Song by Pat Rooney

from the album Guys and Dolls (Original Broadway Cast Recording)
- Released: 1950
- Recorded: 1950
- Genre: show tunes
- Length: 2:27
- Label: Decca
- Songwriter: Frank Loesser

= More I Cannot Wish You =

1950 song written by Frank Loesser

"More I Cannot Wish You" is a song written and composed by Frank Loesser and first performed by Pat Rooney in 1950. The song was featured in the musical Guys and Dolls. The sentimental lyrics relate the feelings of the oldest character in the play, missionary Arvide Abernathy, who sings it tenderly to his granddaughter, Sarah Brown.

==Development==
Loesser originally wrote the song for the 1949 movie Roseanna McCoy. In a scene in which the title character sat next to her elder brother in a wagon seat, her brother was to sing the song to her, "wishing her good fortune in the heart." When the song was cut from the movie, because producer Samuel Goldwyn "neither liked nor understood the song," Loesser added the song to Guys and Dolls.

To devise some of the singular lyrics, Loesser derived "with a sheep's eye" from "making sheep's eyes at" to describe "the imagined lover's almost pitiable adoration of the girl." For "lickerish tooth," Loesser consulted a thesaurus to find synonyms for "covetous" and found "lecherous," which was "appalling in sound to the modern ear," after which he consulted Oxford English Dictionary and saw "two archaic spellings"—"licorice" and "lickerish"—and "[i]n the exemplary material ... found 'lickerish tooth.'"

==Reception==
Reviewing the original Broadway production of Guys and Dolls, Wolcott Gibbs wrote in The New Yorker that "More I Cannot Wish You" is "one of the pleasantest things in the show." The New York Daily News review said that "More I Cannot Wish You" "is worthy of Rooney's old, sure charm."

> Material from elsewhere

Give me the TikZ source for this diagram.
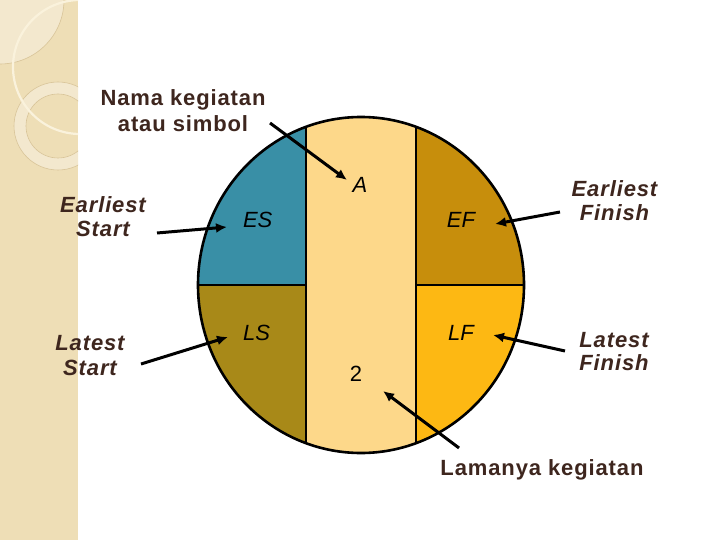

In his 1972 study of American popular songs, Alec Wilder described "More I Cannot Wish You" as "a very special song, shining with tenderness, as natural as if it simply happened," and called its lyrics "most distinguished and truly poetic."

==Notable recordings==
- Paul McCartney recorded the song as a track on his album "Kisses on the Bottom" in 2012. McCartney’s version changes the lyrics slightly from "With a sheep’s eye / And a lickerish tooth" to "With a sheepish eye, / And a look of the truth." Describing his interpretation of the song, McCartney said, "It's a father talking to his daughter.... quite moving, very moving."
- Bing Crosby recorded the song as a single in 1951, and his recording appears on his album "Through the Years - Volume Two 1951." Crosby recorded another version with Jud Conlon’s Choir and John Scott Trotter And His Orchestra in 1953.
- Loudon Wainwright III recorded the song with Vince Giordano and the Nighthawks for his 2020 album "I'd Rather Lead a Band."
- Ed Ames recorded the song as the title track of an album in 1966.

==In popular culture==
- The song appears in The Flash television series episode "Duet", performed by Jesse Martin featuring Victor Garber and John Barrowman.
- The song was omitted from the Guys and Dolls (1955) film adaptation, produced by Goldwyn, who had previously rejected the song for Roseanna McCoy.